• What to produce: Copy all lines below containing "that".

[Plotting code records]
════
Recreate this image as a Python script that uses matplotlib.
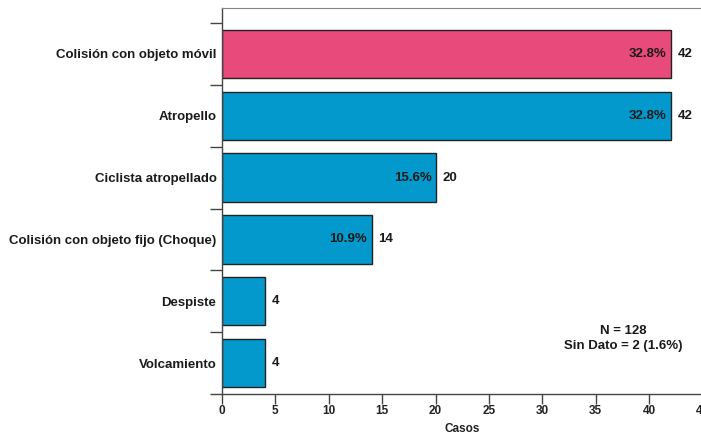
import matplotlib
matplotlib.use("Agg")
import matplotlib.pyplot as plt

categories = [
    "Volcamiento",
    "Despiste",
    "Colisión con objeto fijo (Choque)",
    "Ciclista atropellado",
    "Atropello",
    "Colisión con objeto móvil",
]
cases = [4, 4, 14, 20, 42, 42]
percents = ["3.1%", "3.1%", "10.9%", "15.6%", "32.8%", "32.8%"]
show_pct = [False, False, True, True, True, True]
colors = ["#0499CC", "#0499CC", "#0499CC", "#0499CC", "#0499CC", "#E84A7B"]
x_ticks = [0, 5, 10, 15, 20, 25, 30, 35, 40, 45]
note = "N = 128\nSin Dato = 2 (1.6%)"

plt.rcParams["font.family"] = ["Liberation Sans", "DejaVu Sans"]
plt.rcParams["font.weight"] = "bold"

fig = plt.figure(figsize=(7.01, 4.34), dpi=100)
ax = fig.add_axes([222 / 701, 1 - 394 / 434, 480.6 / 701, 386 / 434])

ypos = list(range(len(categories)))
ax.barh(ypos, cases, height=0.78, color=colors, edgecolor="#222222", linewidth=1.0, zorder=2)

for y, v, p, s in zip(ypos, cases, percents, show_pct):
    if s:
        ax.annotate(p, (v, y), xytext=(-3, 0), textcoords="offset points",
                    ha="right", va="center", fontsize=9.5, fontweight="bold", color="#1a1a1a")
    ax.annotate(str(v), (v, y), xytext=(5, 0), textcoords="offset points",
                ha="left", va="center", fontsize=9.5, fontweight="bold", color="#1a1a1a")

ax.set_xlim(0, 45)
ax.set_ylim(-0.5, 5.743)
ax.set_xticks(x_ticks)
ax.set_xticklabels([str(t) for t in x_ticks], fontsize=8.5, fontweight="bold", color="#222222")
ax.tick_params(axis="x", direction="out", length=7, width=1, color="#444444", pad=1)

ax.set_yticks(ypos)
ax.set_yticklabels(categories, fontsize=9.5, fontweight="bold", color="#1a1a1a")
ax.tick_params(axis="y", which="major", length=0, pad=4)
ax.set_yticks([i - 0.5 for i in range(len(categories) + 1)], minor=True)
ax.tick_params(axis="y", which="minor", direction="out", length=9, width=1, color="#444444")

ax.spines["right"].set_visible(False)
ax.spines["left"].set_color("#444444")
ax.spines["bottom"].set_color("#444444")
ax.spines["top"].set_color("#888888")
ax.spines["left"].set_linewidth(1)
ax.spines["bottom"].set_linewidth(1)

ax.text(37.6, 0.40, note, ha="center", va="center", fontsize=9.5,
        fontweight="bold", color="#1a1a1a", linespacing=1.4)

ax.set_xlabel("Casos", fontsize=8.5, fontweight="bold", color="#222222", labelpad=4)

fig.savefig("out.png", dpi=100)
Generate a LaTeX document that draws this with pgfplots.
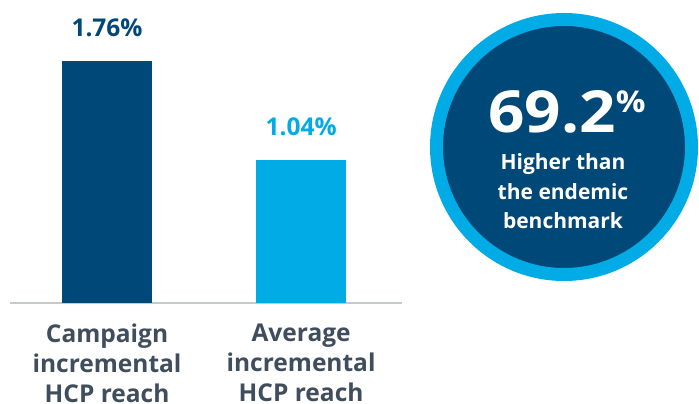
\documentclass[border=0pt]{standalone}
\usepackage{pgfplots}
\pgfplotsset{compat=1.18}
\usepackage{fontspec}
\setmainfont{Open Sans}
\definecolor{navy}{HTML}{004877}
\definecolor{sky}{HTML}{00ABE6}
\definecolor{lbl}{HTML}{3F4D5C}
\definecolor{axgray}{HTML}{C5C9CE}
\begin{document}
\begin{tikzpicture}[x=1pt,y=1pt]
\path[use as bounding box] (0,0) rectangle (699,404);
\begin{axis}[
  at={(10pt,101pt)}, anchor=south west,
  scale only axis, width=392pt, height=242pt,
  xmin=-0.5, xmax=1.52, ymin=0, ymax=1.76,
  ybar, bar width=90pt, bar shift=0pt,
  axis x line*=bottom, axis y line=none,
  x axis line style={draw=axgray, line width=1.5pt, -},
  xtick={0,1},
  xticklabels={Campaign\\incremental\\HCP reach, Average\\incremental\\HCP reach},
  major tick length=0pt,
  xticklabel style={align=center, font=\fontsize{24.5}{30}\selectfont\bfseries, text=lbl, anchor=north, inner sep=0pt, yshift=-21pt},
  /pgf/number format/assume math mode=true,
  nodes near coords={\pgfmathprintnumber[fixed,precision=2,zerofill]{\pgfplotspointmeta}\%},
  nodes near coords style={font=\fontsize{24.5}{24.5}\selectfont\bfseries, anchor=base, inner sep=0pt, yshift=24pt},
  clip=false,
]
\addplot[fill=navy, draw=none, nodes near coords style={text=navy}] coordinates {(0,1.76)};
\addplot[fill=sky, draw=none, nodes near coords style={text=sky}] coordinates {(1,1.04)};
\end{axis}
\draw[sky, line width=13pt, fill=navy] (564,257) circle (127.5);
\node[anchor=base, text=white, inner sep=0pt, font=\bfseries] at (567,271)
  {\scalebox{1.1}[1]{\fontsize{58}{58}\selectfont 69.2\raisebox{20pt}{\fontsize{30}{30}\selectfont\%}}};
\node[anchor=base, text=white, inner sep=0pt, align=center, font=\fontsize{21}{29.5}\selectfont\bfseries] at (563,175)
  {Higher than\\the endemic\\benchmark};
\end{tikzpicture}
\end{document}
════
• Result for this task:
Recreate this image as a Python script that uses matplotlib.
Generate a LaTeX document that draws this with pgfplots.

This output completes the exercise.